The mesmeric and ethereal homage to surgery, Concourse (2) by artist Barbara Hepworth will be on permanent display in the museum for the first time. Part of Hepworth’s Hospital Drawings series, made in 1948, the same year the NHS was born, Hepworth wanted to portray the ‘extraordinary beauty of purpose and co-ordination’ of surgical teams. Teamwork is also at the heart of a newly commissioned film of an orthopaedic operation performed at the Wirrall University Teaching Hospital. With the use of time-lapse editing a 90-minute operation is condensed to just ten, revealing a ballet-like choreography as the surgical staff give all their attention to the patient, centre stage.
These and many other new audio visuals and objects on public display for the first time can also be found on the Hunterian Museum’s new website which launches this week. Designed by Brighton based digital agency Cogapp, the new platform rolls out the Hunterian Museum to a global audience, opening up new opportunities for debate and engagement with one of the world’s most influential medical collections. The new website is rich with recently digitised collections material, online exhibitions, films, talks, games and key visitor information.

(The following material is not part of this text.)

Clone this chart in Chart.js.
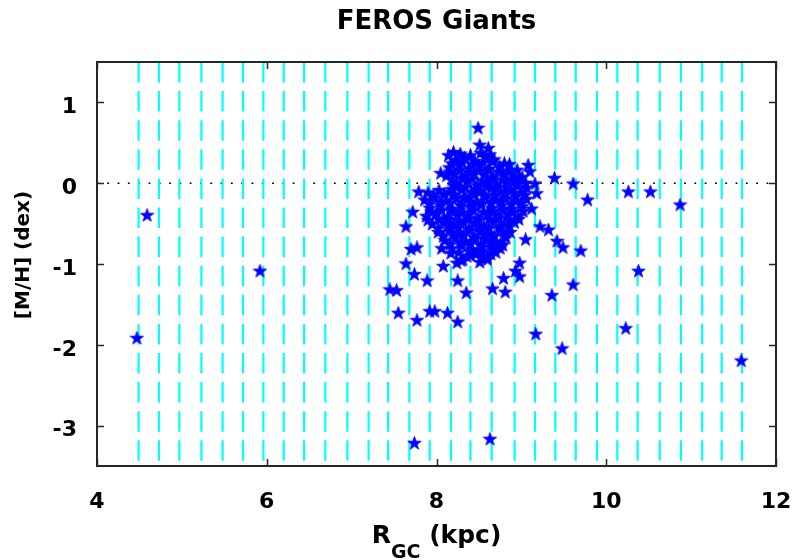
<!DOCTYPE html>
<html>
<head>
<meta charset="utf-8">
<title>FEROS Giants</title>
<script src="https://cdn.jsdelivr.net/npm/chart.js@4.4.0/dist/chart.umd.min.js"></script>
<style>
  html, body { margin: 0; padding: 0; background: #fff; }
  #wrap { width: 794px; height: 560px; }
</style>
</head>
<body>
<div id="wrap"><canvas id="feros" width="794" height="560"></canvas></div>
<script>
// Galactocentric radius vs metallicity for the FEROS giant sample

const xTicks = [4, 6, 8, 10, 12];
const yTicks = [-3, -2, -1, 0, 1];
const xRange = [4, 12];
const yRange = [-3.5, 1.5];

// cyan dashed verticals (bin edges in kpc)
const binEdges = [4.49, 4.73, 4.97, 5.23, 5.48, 5.72, 5.96, 6.20, 6.44, 6.69,
                  6.95, 7.20, 7.43, 7.68, 7.92, 8.17, 8.40, 8.65, 8.92, 9.16,
                  9.40, 9.64, 9.89, 10.13, 10.37, 10.63, 10.88, 11.13, 11.36, 11.60];

// solar reference level
const solarLevel = 0;

// R_GC (kpc)
const rGC = [
  // outliers / halo of the distribution
  4.47, 4.59, 5.92, 7.45, 7.53, 7.74, 8.63, 10.38, 10.23, 9.48,
  9.17, 11.59, 9.61, 9.36, 7.55, 7.77, 7.92, 7.98, 8.13, 8.25,
  7.89, 7.74, 7.64, 8.08, 8.24, 8.25, 8.35, 8.66, 8.79, 8.81,
  8.93, 8.98, 8.98, 7.70, 9.49, 9.70, 8.49, 8.51, 8.61, 8.20,
  8.14, 8.05, 9.08, 9.10, 9.39, 9.61, 9.78, 10.26, 10.52, 10.87,
  9.16, 9.18, 9.12, 7.79, 7.72, 7.64, 7.77, 9.22, 9.32, 9.42,
  9.05, 8.06, 8.75, 8.60, 8.31, 8.51, 8.17, 8.29, 8.40, 8.53,
  8.64, 8.70,
  // dense core
  8.22, 8.33, 8.45, 8.57, 8.68,
  8.15, 8.27, 8.38, 8.50, 8.62, 8.74, 8.86,
  8.12, 8.21, 8.33, 8.44, 8.56, 8.67, 8.79, 8.90, 8.98,
  8.24, 8.36, 8.48, 8.60, 8.71, 8.83, 8.95, 9.05,
  7.90, 8.03, 8.16, 8.29, 8.41, 8.52, 8.64, 8.76, 8.88, 9.00,
  7.86, 7.98, 8.11, 8.23, 8.35, 8.47, 8.58, 8.70, 8.82, 8.94, 9.06,
  7.92, 8.05, 8.18, 8.30, 8.42, 8.53, 8.65, 8.77, 8.89, 9.01,
  7.88, 8.00, 8.13, 8.25, 8.37, 8.49, 8.61, 8.72, 8.84, 8.96,
  7.95, 8.08, 8.20, 8.32, 8.44, 8.56, 8.68, 8.80, 8.92,
  8.02, 8.15, 8.27, 8.39, 8.51, 8.63, 8.75, 8.87,
  8.10, 8.22, 8.34, 8.46, 8.58, 8.70, 8.82,
  8.18, 8.30, 8.42, 8.54, 8.66, 8.78,
  8.36, 8.47, 8.60,
  // core, in-between stars
  8.28, 8.40, 8.52, 8.63,
  8.18, 8.30, 8.42, 8.55, 8.66, 8.80,
  8.16, 8.27, 8.39, 8.50, 8.61, 8.73, 8.85, 8.95,
  8.18, 8.30, 8.42, 8.54, 8.65, 8.77, 8.89, 9.01,
  8.18, 8.22, 8.34, 8.46, 8.58, 8.70, 8.82, 8.94, 9.06,
  7.96, 8.09, 8.21, 8.33, 8.45, 8.57, 8.69, 8.81, 8.93, 9.04,
  7.92, 8.04, 8.16, 8.28, 8.40, 8.52, 8.64, 8.76, 8.88, 9.00,
  7.94, 8.06, 8.18, 8.30, 8.43, 8.55, 8.67, 8.78, 8.90, 9.02,
  7.90, 8.02, 8.14, 8.26, 8.38, 8.50, 8.62, 8.74, 8.86, 8.97,
  8.02, 8.14, 8.26, 8.38, 8.50, 8.62, 8.74, 8.86,
  8.08, 8.20, 8.32, 8.44, 8.56, 8.68, 8.80,
  8.16, 8.28, 8.40, 8.52, 8.64, 8.75,
  8.26, 8.40, 8.54, 8.66
];

// [M/H] (dex)
const metal = [
  -1.92, -0.40, -1.09, -1.32, -1.33, -3.22, -3.17, -1.09, -1.80, -2.05,
  -1.87, -2.20, -1.26, -1.39, -1.61, -1.70, -1.59, -1.59, -1.61, -1.72,
  -1.21, -1.13, -1.00, -1.03, -0.99, -1.21, -1.36, -1.31, -1.18, -1.35,
  -1.09, -0.99, -1.16, -0.82, -0.80, -0.84, 0.68, 0.47, 0.43, 0.38,
  0.34, 0.12, 0.22, 0.14, 0.06, -0.01, -0.21, -0.11, -0.11, -0.27,
  -0.01, -0.13, -0.32, -0.11, -0.36, -0.54, -0.80, -0.54, -0.58, -0.72,
  -0.70, -0.81, -0.81, -0.95, -0.95, -0.98, -0.87, -0.96, -0.90, -0.93,
  -0.88, -0.86,
  0.28, 0.31, 0.27, 0.32, 0.29,
  0.19, 0.22, 0.18, 0.21, 0.17, 0.20, 0.23,
  0.09, 0.11, 0.08, 0.12, 0.10, 0.07, 0.11, 0.09, 0.06,
  -0.01, 0.02, -0.03, 0.01, -0.02, 0.03, -0.01, 0.00,
  -0.12, -0.09, -0.11, -0.08, -0.12, -0.10, -0.07, -0.11, -0.09, -0.12,
  -0.21, -0.18, -0.22, -0.19, -0.20, -0.23, -0.18, -0.21, -0.19, -0.22, -0.20,
  -0.31, -0.28, -0.32, -0.29, -0.30, -0.27, -0.31, -0.28, -0.32, -0.29,
  -0.41, -0.38, -0.42, -0.39, -0.40, -0.43, -0.38, -0.41, -0.39, -0.42,
  -0.51, -0.48, -0.52, -0.49, -0.50, -0.53, -0.48, -0.51, -0.49,
  -0.61, -0.58, -0.62, -0.59, -0.60, -0.63, -0.58, -0.61,
  -0.71, -0.68, -0.72, -0.69, -0.70, -0.73, -0.68,
  -0.81, -0.78, -0.82, -0.79, -0.80, -0.77,
  -0.91, -0.88, -0.92,
  0.36, 0.34, 0.37, 0.35,
  0.24, 0.26, 0.23, 0.25, 0.27, 0.24,
  0.14, 0.16, 0.13, 0.15, 0.17, 0.14, 0.15, 0.16,
  0.04, 0.06, 0.05, 0.03, 0.06, 0.04, 0.05, 0.07,
  -0.08, -0.04, -0.05, -0.07, -0.04, -0.06, -0.05, -0.03, -0.06,
  -0.16, -0.14, -0.15, -0.17, -0.14, -0.16, -0.15, -0.13, -0.16, -0.15,
  -0.26, -0.24, -0.25, -0.27, -0.24, -0.26, -0.25, -0.23, -0.26, -0.25,
  -0.36, -0.34, -0.35, -0.37, -0.34, -0.36, -0.35, -0.33, -0.36, -0.35,
  -0.46, -0.44, -0.45, -0.47, -0.44, -0.46, -0.45, -0.43, -0.46, -0.45,
  -0.56, -0.54, -0.55, -0.57, -0.54, -0.56, -0.55, -0.53,
  -0.66, -0.64, -0.65, -0.67, -0.64, -0.66, -0.65,
  -0.76, -0.74, -0.75, -0.77, -0.74, -0.76,
  -0.86, -0.84, -0.85, -0.83
];

const FONT = "'DejaVu Sans', 'Liberation Sans', sans-serif";

// filled five-pointed star used as the marker
function makeStar(size, color) {
  const c = document.createElement('canvas');
  c.width = size;
  c.height = size;
  const g = c.getContext('2d');
  const cx = size / 2, cy = size / 2;
  const outer = size / 2 - 0.4, inner = outer * 0.4;
  g.beginPath();
  for (let i = 0; i < 10; i++) {
    const r = i % 2 === 0 ? outer : inner;
    const a = -Math.PI / 2 + i * Math.PI / 5;
    const px = cx + r * Math.cos(a), py = cy + r * Math.sin(a);
    if (i === 0) g.moveTo(px, py); else g.lineTo(px, py);
  }
  g.closePath();
  g.fillStyle = color;
  g.fill();
  g.strokeStyle = color;
  g.lineWidth = 0.8;
  g.stroke();
  return c;
}

const starMark = makeStar(15, '#0000ff');

// box, inward ticks and the axis titles (the x title needs a subscript)
const frameAndTitles = {
  id: 'frameAndTitles',
  afterDraw(chart) {
    const { ctx, chartArea: a, scales: { x, y } } = chart;
    ctx.save();

    ctx.strokeStyle = '#262626';
    ctx.lineWidth = 2;
    ctx.strokeRect(a.left, a.top, a.right - a.left, a.bottom - a.top);

    ctx.lineWidth = 1.5;
    ctx.beginPath();
    xTicks.forEach(v => {
      const px = Math.round(x.getPixelForValue(v)) + 0.5;
      ctx.moveTo(px, a.bottom); ctx.lineTo(px, a.bottom - 7);
      ctx.moveTo(px, a.top); ctx.lineTo(px, a.top + 7);
    });
    yTicks.forEach(v => {
      const py = Math.round(y.getPixelForValue(v)) + 0.5;
      ctx.moveTo(a.left, py); ctx.lineTo(a.left + 7, py);
      ctx.moveTo(a.right, py); ctx.lineTo(a.right - 7, py);
    });
    ctx.stroke();

    ctx.fillStyle = '#000';
    ctx.textBaseline = 'alphabetic';

    // x title: R_GC (kpc)
    const big = 'bold 25px ' + FONT, small = 'bold 19px ' + FONT;
    ctx.font = big;
    const wR = ctx.measureText('R').width;
    const wRest = ctx.measureText(' (kpc)').width;
    ctx.font = small;
    const wSub = ctx.measureText('GC').width;
    let tx = (a.left + a.right) / 2 - (wR + wSub + wRest) / 2;
    ctx.textAlign = 'left';
    ctx.font = big;
    ctx.fillText('R', tx, 543);
    ctx.font = small;
    ctx.fillText('GC', tx + wR, 558);
    ctx.font = big;
    ctx.fillText(' (kpc)', tx + wR + wSub, 543);

    // y title
    ctx.translate(29, (a.top + a.bottom) / 2 - 9);
    ctx.rotate(-Math.PI / 2);
    ctx.textAlign = 'center';
    ctx.font = 'bold 20px ' + FONT;
    ctx.fillText('[M/H] (dex)', 0, 0);

    ctx.restore();
  }
};

const datasets = [
  {
    label: 'giants',
    data: rGC.map((r, i) => ({ x: r, y: metal[i] })),
    pointStyle: starMark,
    pointRadius: 7,
    showLine: false,
    order: 0
  },
  ...binEdges.map(e => ({
    type: 'line',
    data: [{ x: e, y: yRange[1] }, { x: e, y: yRange[0] }],
    borderColor: '#00ffff',
    borderWidth: 2.2,
    borderDash: [20.5, 8.6],
    pointRadius: 0,
    fill: false,
    order: 1
  })),
  {
    type: 'line',
    data: [{ x: xRange[0], y: solarLevel }, { x: xRange[1], y: solarLevel }],
    borderColor: '#000000',
    borderWidth: 1.6,
    borderDash: [1.8, 8.5],
    pointRadius: 0,
    fill: false,
    order: 2
  }
];

new Chart(document.getElementById('feros'), {
  type: 'scatter',
  data: { datasets },
  plugins: [frameAndTitles],
  options: {
    responsive: false,
    animation: false,
    events: [],
    layout: { padding: { left: 0, right: 18, top: 0, bottom: 0 } },
    plugins: {
      legend: { display: false },
      tooltip: { enabled: false },
      title: {
        display: true,
        text: 'FEROS Giants',
        fullSize: false,
        color: '#000',
        font: { family: FONT, size: 26, weight: 'bold', lineHeight: 1.2 },
        padding: { top: 6.5, bottom: 24.3 }
      }
    },
    scales: {
      x: {
        type: 'linear',
        min: xRange[0],
        max: xRange[1],
        afterBuildTicks: s => { s.ticks = xTicks.map(v => ({ value: v })); },
        afterFit: s => { s.height = 94; s.paddingLeft = 0; s.paddingRight = 0; },
        grid: { display: false },
        border: { display: false },
        ticks: {
          color: '#000',
          padding: 15,
          maxRotation: 0,
          font: { family: FONT, size: 22, weight: 'bold' }
        }
      },
      y: {
        type: 'linear',
        min: yRange[0],
        max: yRange[1],
        afterBuildTicks: s => { s.ticks = yTicks.map(v => ({ value: v })); },
        afterFit: s => { s.width = 97; s.paddingTop = 0; s.paddingBottom = 0; },
        grid: { display: false },
        border: { display: false },
        ticks: {
          color: '#000',
          padding: 12,
          labelOffset: 5,
          font: { family: FONT, size: 22, weight: 'bold' }
        }
      }
    }
  }
});
</script>
</body>
</html>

Dawn Kemp, Director of Museums and Special Collections at the Royal College of Surgeons of England, said:
“This May marks the 210th anniversary of the Hunterian Museum opening at the Royal College of Surgeons of England. It is tremendously exciting to be able to welcome the public back after a six-year closure.
“The Hunterian Museum has been a place where history has been made, both for good and bad. The place where dinosaurs were named; where Charles Darwin came for advice on the fossils he found half the world away; where the pioneer of computing, Charles Babbage sent his brain to be put on display. It is also where some of those closely involved in the Western ‘colonial project’ developed sinister and awful ideas on racial theory.
“Its history makes it a unique place to contemplate what it is to be human. A place to reflect and consider our shared and finite natural world and our responsibility to care for the well-being of our fellow humans and all living things. A place to exchange ideas and views and to review our shared histories through the widest possible lens.”
Roger Mann, founder and director, Casson Mann, said:
“To re-imagine the display of the Hunterian Museum’s rich and varied collection was a unique opportunity to create a series of jewel-like galleries full of surprising and curious juxtapositions and wonderful stories. We hope that medical professionals and visitors alike will enjoy this journey of discovery and appreciate the extraordinary contributions of John Hunter and others who pioneered the field of medical and surgical knowledge”.